Margarita López Maya – 17 de febrero de 2017
En la madrugada del 4 de febrero de 1992, hace veinticinco años, se alzaron militares de mediano rango del ejército contra el segundo gobierno de Carlos Andrés Pérez. El golpe de Estado se desarrolló en cuatro entidades federales: Zulia, Aragua, Carabobo y el entonces llamado Distrito Federal. En las primeras horas de la mañana el golpe fue controlado en Caracas por militares leales al gobierno. Sin embargo, fue sólo cuando Chávez, el cabecilla del golpe al que le correspondía apresar a Pérez, se rindió al mediodía, cuando se logró control de la situación en otras partes. Francisco Arias Cárdenas, por ejemplo, fue muy exitoso en controlar todos los puntos clave del estado Zulia, incluidos aeropuerto, gobernación y campamentos petroleros. El número de muertos nunca se declaró oficialmente, los números extraoficiales se mueven entre cuarenta y cien. Una tragedia, pues.
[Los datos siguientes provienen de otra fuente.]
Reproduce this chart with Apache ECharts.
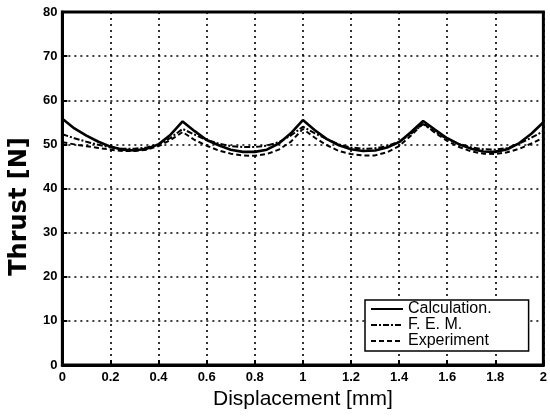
<!DOCTYPE html>
<html>
<head>
<meta charset="utf-8">
<script src="https://cdn.jsdelivr.net/npm/echarts@6/dist/echarts.min.js"></script>
<style>
  html, body { margin: 0; padding: 0; background: #fff; }
  #chart { width: 550px; height: 417px; }
</style>
</head>
<body>
<div id="chart"></div>
<script>
// displacement [mm]
const displacement = [0, 0.05, 0.1, 0.15, 0.2, 0.25, 0.3, 0.35, 0.4, 0.45, 0.5,
  0.55, 0.6, 0.65, 0.7, 0.75, 0.8, 0.85, 0.9, 0.95, 1.0,
  1.05, 1.1, 1.15, 1.2, 1.25, 1.3, 1.35, 1.4, 1.45, 1.5,
  1.55, 1.6, 1.65, 1.7, 1.75, 1.8, 1.85, 1.9, 1.95, 2.0];

// thrust [N]
const calculation = [55.8, 53.6, 52.0, 50.6, 49.5, 48.8, 48.6, 49.0, 50.0, 52.2, 55.2,
  53.0, 51.0, 49.8, 48.8, 48.3, 48.3, 48.8, 50.2, 52.5, 55.5,
  53.2, 51.2, 49.8, 48.9, 48.5, 48.6, 49.3, 50.5, 52.8, 55.3,
  53.3, 51.4, 50.0, 49.0, 48.4, 48.3, 48.9, 50.3, 52.4, 55.0];

const fem = [52.3, 51.4, 50.6, 49.9, 49.3, 49.0, 49.0, 49.3, 50.0, 51.5, 53.5,
  52.2, 51.0, 50.2, 49.6, 49.4, 49.4, 49.7, 50.5, 52.0, 54.0,
  52.5, 51.2, 50.0, 49.3, 49.0, 49.1, 49.6, 50.6, 52.4, 54.6,
  52.8, 51.2, 50.1, 49.3, 48.9, 48.8, 49.2, 50.2, 51.5, 53.0];

const experiment = [50.5, 50.0, 49.6, 49.2, 48.8, 48.5, 48.5, 48.8, 49.6, 51.0, 52.8,
  51.0, 49.7, 48.6, 47.9, 47.5, 47.4, 47.8, 48.8, 50.6, 53.5,
  51.5, 49.8, 48.5, 47.8, 47.5, 47.5, 48.2, 49.6, 52.0, 54.8,
  52.6, 50.8, 49.4, 48.4, 47.9, 47.8, 48.2, 49.0, 50.2, 51.5];

const seriesNames = ['Calculation.', 'F. E. M.', 'Experiment'];

const pairs = (ys) => displacement.map((x, i) => [x, ys[i]]);

const chart = echarts.init(document.getElementById('chart'));

chart.setOption({
  backgroundColor: '#fff',
  animation: false,
  grid: {
    left: 59, right: 5, top: 12, bottom: 52,
    show: true,
    borderColor: '#000',
    borderWidth: 3,
    backgroundColor: 'transparent'
  },
  legend: {
    data: seriesNames,
    orient: 'vertical',
    left: 365,
    top: 300,
    itemWidth: 32,
    itemHeight: 12,
    itemGap: 0,
    padding: [1, 37, 2, 5],
    borderColor: '#000',
    borderWidth: 1.5,
    backgroundColor: '#fff',
    itemStyle: { color: 'transparent', borderWidth: 0 },
    textStyle: {
      color: '#000',
      fontSize: 16,
      fontFamily: 'Liberation Sans, Arial, sans-serif'
    }
  },
  xAxis: {
    type: 'value',
    min: 0,
    max: 2,
    interval: 0.2,
    name: 'Displacement [mm]',
    nameLocation: 'middle',
    nameGap: 22,
    nameTextStyle: {
      color: '#000',
      fontSize: 21,
      fontFamily: 'Liberation Sans, Arial, sans-serif'
    },
    axisLine: { show: true, lineStyle: { color: '#000', width: 3 } },
    axisTick: { show: true, inside: true, length: 5, lineStyle: { color: '#000', width: 2 } },
    axisLabel: {
      color: '#000',
      fontSize: 13,
      fontWeight: 'bold',
      fontFamily: 'Liberation Sans, Arial, sans-serif',
      margin: 6
    },
    splitLine: { show: true, lineStyle: { color: '#000', width: 1.6, type: [2, 4] } }
  },
  yAxis: {
    type: 'value',
    min: 0,
    max: 80,
    interval: 10,
    name: 'Thrust [N]',
    nameLocation: 'middle',
    nameGap: 30,
    nameRotate: 90,
    nameTextStyle: {
      color: '#000',
      fontSize: 24,
      fontWeight: 'bold',
      fontFamily: 'DejaVu Sans, sans-serif',
      padding: [0, 36, 0, 0]
    },
    axisLine: { show: true, lineStyle: { color: '#000', width: 3 } },
    axisTick: { show: true, inside: true, length: 5, lineStyle: { color: '#000', width: 2 } },
    axisLabel: {
      color: '#000',
      fontSize: 13,
      fontWeight: 'bold',
      fontFamily: 'Liberation Sans, Arial, sans-serif',
      margin: 5
    },
    splitLine: { show: true, lineStyle: { color: '#000', width: 1.6, type: [2, 4] } }
  },
  series: [
    {
      name: seriesNames[0],
      type: 'line',
      data: pairs(calculation),
      symbol: 'none',
      lineStyle: { color: '#000', width: 2.6, type: 'solid' },
      itemStyle: { color: '#000' },
      z: 5
    },
    {
      name: seriesNames[1],
      type: 'line',
      data: pairs(fem),
      symbol: 'none',
      lineStyle: { color: '#000', width: 2, type: [6, 2, 2, 2] },
      itemStyle: { color: '#000' },
      z: 4
    },
    {
      name: seriesNames[2],
      type: 'line',
      data: pairs(experiment),
      symbol: 'none',
      lineStyle: { color: '#000', width: 2, type: [5, 3] },
      itemStyle: { color: '#000' },
      z: 3
    }
  ]
});
</script>
</body>
</html>
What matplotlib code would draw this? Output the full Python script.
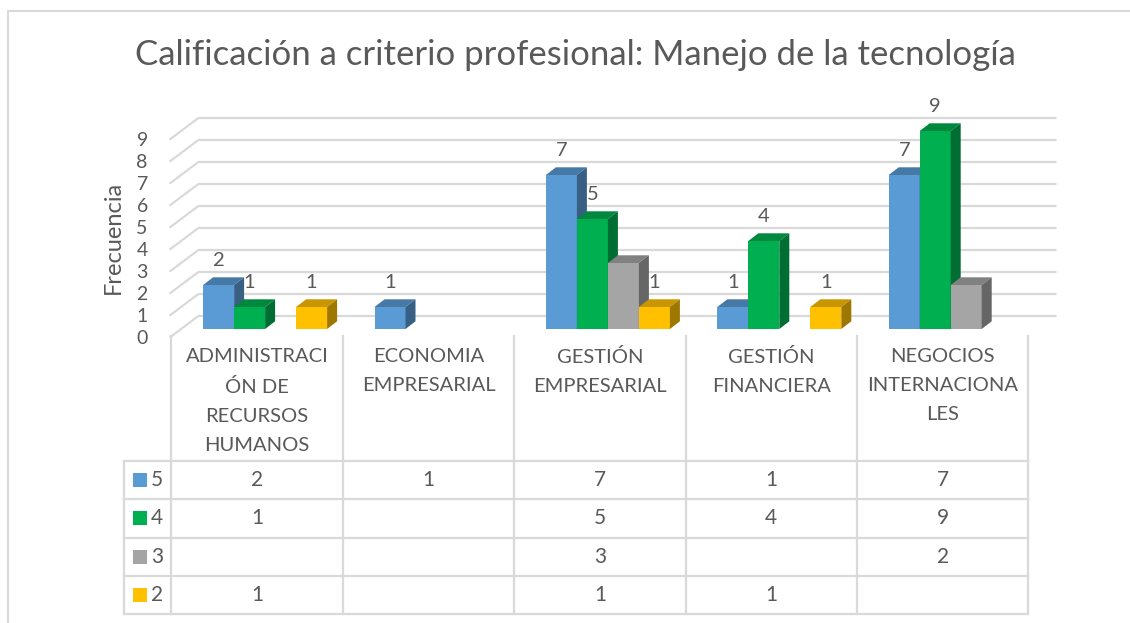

La fecha pertenece hoy a la historia oficial del chavismo. Por esta razón resulta difícil interpretar de manera ponderada los hechos entonces ocurridos. Es una fecha polarizada, donde los poderosos de hoy lo han convertido en fecha heroica, y los de ayer, en traición a la democracia de entonces.
En realidad, la situación del gobierno de Pérez era extremadamente frágil. Después del Caracazo de 1989 y la represión desproporcionada que se ejerció para volver a la población a sus casas, no había logrado recuperar popularidad. El programa de ajustes macroeconómico que venía desarrollando, por otra parte, desde un principio careció de consensos políticos. Pérez fue un líder carismático, muy convencido de que las negociaciones con los partidos, incluido el suyo, para darle legitimidad a su propuesta eran engorrosas, la situación muy apremiante para perder tiempo, y poco necesarias. Fue un error que la democracia pagó caro.
Los partidos políticos, por su parte, también estaban en su peor momento. Lo mismo los sindicatos. En los noventa, las encuestas aseguraban que los venezolanos no confiaban en ellos, ni en los poderes Legislativo y Judicial, que consideraban corruptos e insensibles. Para hacer las cosas peor, los medios privados de comunicación, gracias a la atmósfera de la anti política prevaleciente entonces, jugaban a suplantar a los actores políticos como mediadores entre sociedad y Estado. A ellos nadie los elegía, ni podía controlar, así que en la opinión pública tendían a prevalecer emociones e intereses particulares. Pérez parecía inclinarse hacia este nuevo juego, con un equipo ministerial de escasa o nula experiencia política, algunos de los cuales detestaban a AD, al partido del Presidente. Organizaciones sociales venían adquiriendo prestigio, y en algunos casos, jugaban también a disputarle a los partidos espacios. Los acuerdos y supuestos sobre los que se había apoyado la democracia, las instituciones de contención y convivencia pacífica, evidenciaban significativas disfuncionalidades.
Veinticinco años después, y en medio de una crisis peor que la que entonces vivíamos, se tiende a suavizar los aspectos negativos de la democracia y sus elites políticas de los comienzos de la década de los noventa. Pero en aquél entonces, la mayoría de los venezolanos no había vivido antes una situación tan dramática de inflación, desabastecimiento, empobrecimiento abrupto, desigualdad social, denuncias de corrupción, represión, arrogancia y autoritarismo del gobierno. A la luz del desastre chavista, aquello tiende a verse con más tolerancia, creándose condiciones para una nostalgia fácil, que olvida que aquellos polvos trajeron estos lodos.
Venezuela vive hoy un régimen no democrático. Desde esta perspectiva, el chavismo es un mal mayor, que se engendró en ese episodio militar. Sin embargo, si no queremos repetir la historia, buscando una nueva elite que, sobre las actuales heridas de la población, levante un discurso revanchista y polarizador, mejor entendemos por qué pasó el 4 de febrero, en vez de achacarle a la población empobrecida y disgustada, o a la cultura rentística de los venezolanos, la culpa de todo. Actores sociales y políticos, y ciudadanos de a pie, necesitamos entender por qué la mayoría apoyamos a fines de siglo un militar populista y un discurso agresivo, simplista y dicotómico. Al hacer eso, con humildad, podremos buscar maneras para trascender la ya inútil estrategia de la polarización y desde una perspectiva de nuestros intereses comunes y sin tentaciones épicas, dibujar una salida sensata que nos incluya a todos.